- [WHAT YOU NEED TO DO] Copy each line of the data below exactly, leaving out pictures.

- [STORED DATA]

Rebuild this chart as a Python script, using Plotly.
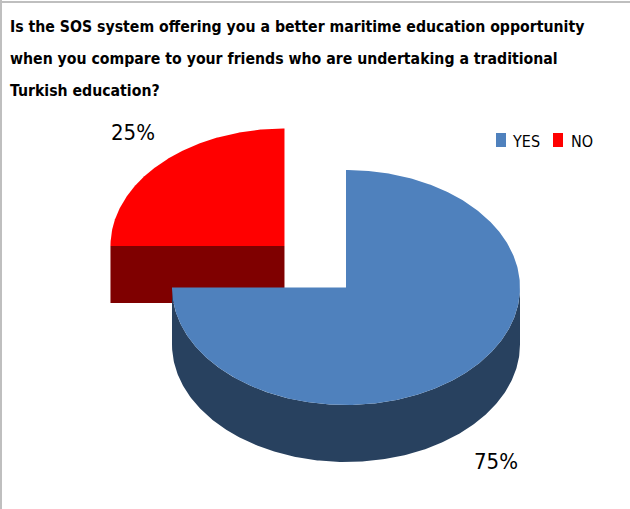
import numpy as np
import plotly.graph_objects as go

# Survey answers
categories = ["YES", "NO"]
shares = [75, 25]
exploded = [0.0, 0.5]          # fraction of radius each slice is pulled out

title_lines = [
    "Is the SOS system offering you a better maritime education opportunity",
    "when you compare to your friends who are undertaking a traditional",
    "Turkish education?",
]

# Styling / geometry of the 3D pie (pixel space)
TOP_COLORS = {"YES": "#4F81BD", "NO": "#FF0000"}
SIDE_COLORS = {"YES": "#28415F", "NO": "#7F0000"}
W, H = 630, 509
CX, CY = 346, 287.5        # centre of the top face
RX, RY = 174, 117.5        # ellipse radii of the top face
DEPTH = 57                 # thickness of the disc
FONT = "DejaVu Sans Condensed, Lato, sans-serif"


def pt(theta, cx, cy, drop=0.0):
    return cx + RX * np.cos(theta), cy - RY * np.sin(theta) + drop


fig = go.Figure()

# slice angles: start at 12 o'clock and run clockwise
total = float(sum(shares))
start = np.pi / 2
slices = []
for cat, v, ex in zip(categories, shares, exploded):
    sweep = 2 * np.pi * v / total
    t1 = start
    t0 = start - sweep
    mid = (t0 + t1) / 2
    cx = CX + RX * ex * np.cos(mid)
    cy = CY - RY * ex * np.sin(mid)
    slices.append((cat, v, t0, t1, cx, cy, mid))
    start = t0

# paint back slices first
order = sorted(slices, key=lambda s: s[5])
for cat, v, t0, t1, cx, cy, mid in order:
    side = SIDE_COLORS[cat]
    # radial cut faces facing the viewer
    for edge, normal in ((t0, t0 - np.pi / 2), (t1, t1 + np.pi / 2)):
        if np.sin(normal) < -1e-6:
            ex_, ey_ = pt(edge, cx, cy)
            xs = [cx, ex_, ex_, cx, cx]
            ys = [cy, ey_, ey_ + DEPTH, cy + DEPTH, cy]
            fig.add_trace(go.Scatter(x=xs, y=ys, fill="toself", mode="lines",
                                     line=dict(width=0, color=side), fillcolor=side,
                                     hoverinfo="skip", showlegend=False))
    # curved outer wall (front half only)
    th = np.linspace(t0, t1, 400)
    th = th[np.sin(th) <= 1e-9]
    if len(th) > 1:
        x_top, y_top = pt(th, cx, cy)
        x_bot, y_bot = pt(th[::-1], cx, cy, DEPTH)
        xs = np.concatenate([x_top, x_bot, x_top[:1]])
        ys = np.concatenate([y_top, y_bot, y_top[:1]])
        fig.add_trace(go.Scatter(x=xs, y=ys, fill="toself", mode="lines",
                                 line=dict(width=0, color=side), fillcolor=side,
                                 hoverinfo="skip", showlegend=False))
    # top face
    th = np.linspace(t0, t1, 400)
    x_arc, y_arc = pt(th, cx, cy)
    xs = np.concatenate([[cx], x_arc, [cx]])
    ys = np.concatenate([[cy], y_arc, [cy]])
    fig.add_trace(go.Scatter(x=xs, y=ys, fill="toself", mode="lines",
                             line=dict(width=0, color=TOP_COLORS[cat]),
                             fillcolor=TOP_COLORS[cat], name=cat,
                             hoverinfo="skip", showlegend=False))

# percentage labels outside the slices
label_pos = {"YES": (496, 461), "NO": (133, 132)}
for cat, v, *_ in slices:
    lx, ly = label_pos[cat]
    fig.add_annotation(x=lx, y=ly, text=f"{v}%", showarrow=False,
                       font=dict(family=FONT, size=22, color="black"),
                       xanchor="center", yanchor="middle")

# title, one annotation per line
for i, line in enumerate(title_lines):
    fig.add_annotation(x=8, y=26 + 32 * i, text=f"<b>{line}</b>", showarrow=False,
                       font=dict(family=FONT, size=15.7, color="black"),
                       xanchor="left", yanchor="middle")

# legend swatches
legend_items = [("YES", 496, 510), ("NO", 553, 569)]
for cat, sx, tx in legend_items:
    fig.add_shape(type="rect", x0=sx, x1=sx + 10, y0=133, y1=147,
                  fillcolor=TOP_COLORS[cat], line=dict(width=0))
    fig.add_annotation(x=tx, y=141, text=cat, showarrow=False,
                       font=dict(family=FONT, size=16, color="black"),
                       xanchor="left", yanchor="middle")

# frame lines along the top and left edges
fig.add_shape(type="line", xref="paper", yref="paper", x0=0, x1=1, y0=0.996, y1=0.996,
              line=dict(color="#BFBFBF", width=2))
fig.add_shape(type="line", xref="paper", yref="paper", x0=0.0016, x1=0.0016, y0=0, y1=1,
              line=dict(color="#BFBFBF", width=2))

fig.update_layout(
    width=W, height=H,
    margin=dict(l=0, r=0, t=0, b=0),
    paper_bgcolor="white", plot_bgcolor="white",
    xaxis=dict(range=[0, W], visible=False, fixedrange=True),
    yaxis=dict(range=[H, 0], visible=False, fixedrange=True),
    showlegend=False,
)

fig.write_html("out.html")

- [ANSWER FOR THIS EXERCISE]
Rebuild this chart as a Python script, using Plotly.
import numpy as np
import plotly.graph_objects as go

# Survey answers
categories = ["YES", "NO"]
shares = [75, 25]
exploded = [0.0, 0.5]          # fraction of radius each slice is pulled out

title_lines = [
    "Is the SOS system offering you a better maritime education opportunity",
    "when you compare to your friends who are undertaking a traditional",
    "Turkish education?",
]

# Styling / geometry of the 3D pie (pixel space)
TOP_COLORS = {"YES": "#4F81BD", "NO": "#FF0000"}
SIDE_COLORS = {"YES": "#28415F", "NO": "#7F0000"}
W, H = 630, 509
CX, CY = 346, 287.5        # centre of the top face
RX, RY = 174, 117.5        # ellipse radii of the top face
DEPTH = 57                 # thickness of the disc
FONT = "DejaVu Sans Condensed, Lato, sans-serif"


def pt(theta, cx, cy, drop=0.0):
    return cx + RX * np.cos(theta), cy - RY * np.sin(theta) + drop


fig = go.Figure()

# slice angles: start at 12 o'clock and run clockwise
total = float(sum(shares))
start = np.pi / 2
slices = []
for cat, v, ex in zip(categories, shares, exploded):
    sweep = 2 * np.pi * v / total
    t1 = start
    t0 = start - sweep
    mid = (t0 + t1) / 2
    cx = CX + RX * ex * np.cos(mid)
    cy = CY - RY * ex * np.sin(mid)
    slices.append((cat, v, t0, t1, cx, cy, mid))
    start = t0

# paint back slices first
order = sorted(slices, key=lambda s: s[5])
for cat, v, t0, t1, cx, cy, mid in order:
    side = SIDE_COLORS[cat]
    # radial cut faces facing the viewer
    for edge, normal in ((t0, t0 - np.pi / 2), (t1, t1 + np.pi / 2)):
        if np.sin(normal) < -1e-6:
            ex_, ey_ = pt(edge, cx, cy)
            xs = [cx, ex_, ex_, cx, cx]
            ys = [cy, ey_, ey_ + DEPTH, cy + DEPTH, cy]
            fig.add_trace(go.Scatter(x=xs, y=ys, fill="toself", mode="lines",
                                     line=dict(width=0, color=side), fillcolor=side,
                                     hoverinfo="skip", showlegend=False))
    # curved outer wall (front half only)
    th = np.linspace(t0, t1, 400)
    th = th[np.sin(th) <= 1e-9]
    if len(th) > 1:
        x_top, y_top = pt(th, cx, cy)
        x_bot, y_bot = pt(th[::-1], cx, cy, DEPTH)
        xs = np.concatenate([x_top, x_bot, x_top[:1]])
        ys = np.concatenate([y_top, y_bot, y_top[:1]])
        fig.add_trace(go.Scatter(x=xs, y=ys, fill="toself", mode="lines",
                                 line=dict(width=0, color=side), fillcolor=side,
                                 hoverinfo="skip", showlegend=False))
    # top face
    th = np.linspace(t0, t1, 400)
    x_arc, y_arc = pt(th, cx, cy)
    xs = np.concatenate([[cx], x_arc, [cx]])
    ys = np.concatenate([[cy], y_arc, [cy]])
    fig.add_trace(go.Scatter(x=xs, y=ys, fill="toself", mode="lines",
                             line=dict(width=0, color=TOP_COLORS[cat]),
                             fillcolor=TOP_COLORS[cat], name=cat,
                             hoverinfo="skip", showlegend=False))

# percentage labels outside the slices
label_pos = {"YES": (496, 461), "NO": (133, 132)}
for cat, v, *_ in slices:
    lx, ly = label_pos[cat]
    fig.add_annotation(x=lx, y=ly, text=f"{v}%", showarrow=False,
                       font=dict(family=FONT, size=22, color="black"),
                       xanchor="center", yanchor="middle")

# title, one annotation per line
for i, line in enumerate(title_lines):
    fig.add_annotation(x=8, y=26 + 32 * i, text=f"<b>{line}</b>", showarrow=False,
                       font=dict(family=FONT, size=15.7, color="black"),
                       xanchor="left", yanchor="middle")

# legend swatches
legend_items = [("YES", 496, 510), ("NO", 553, 569)]
for cat, sx, tx in legend_items:
    fig.add_shape(type="rect", x0=sx, x1=sx + 10, y0=133, y1=147,
                  fillcolor=TOP_COLORS[cat], line=dict(width=0))
    fig.add_annotation(x=tx, y=141, text=cat, showarrow=False,
                       font=dict(family=FONT, size=16, color="black"),
                       xanchor="left", yanchor="middle")

# frame lines along the top and left edges
fig.add_shape(type="line", xref="paper", yref="paper", x0=0, x1=1, y0=0.996, y1=0.996,
              line=dict(color="#BFBFBF", width=2))
fig.add_shape(type="line", xref="paper", yref="paper", x0=0.0016, x1=0.0016, y0=0, y1=1,
              line=dict(color="#BFBFBF", width=2))

fig.update_layout(
    width=W, height=H,
    margin=dict(l=0, r=0, t=0, b=0),
    paper_bgcolor="white", plot_bgcolor="white",
    xaxis=dict(range=[0, W], visible=False, fixedrange=True),
    yaxis=dict(range=[H, 0], visible=False, fixedrange=True),
    showlegend=False,
)

fig.write_html("out.html")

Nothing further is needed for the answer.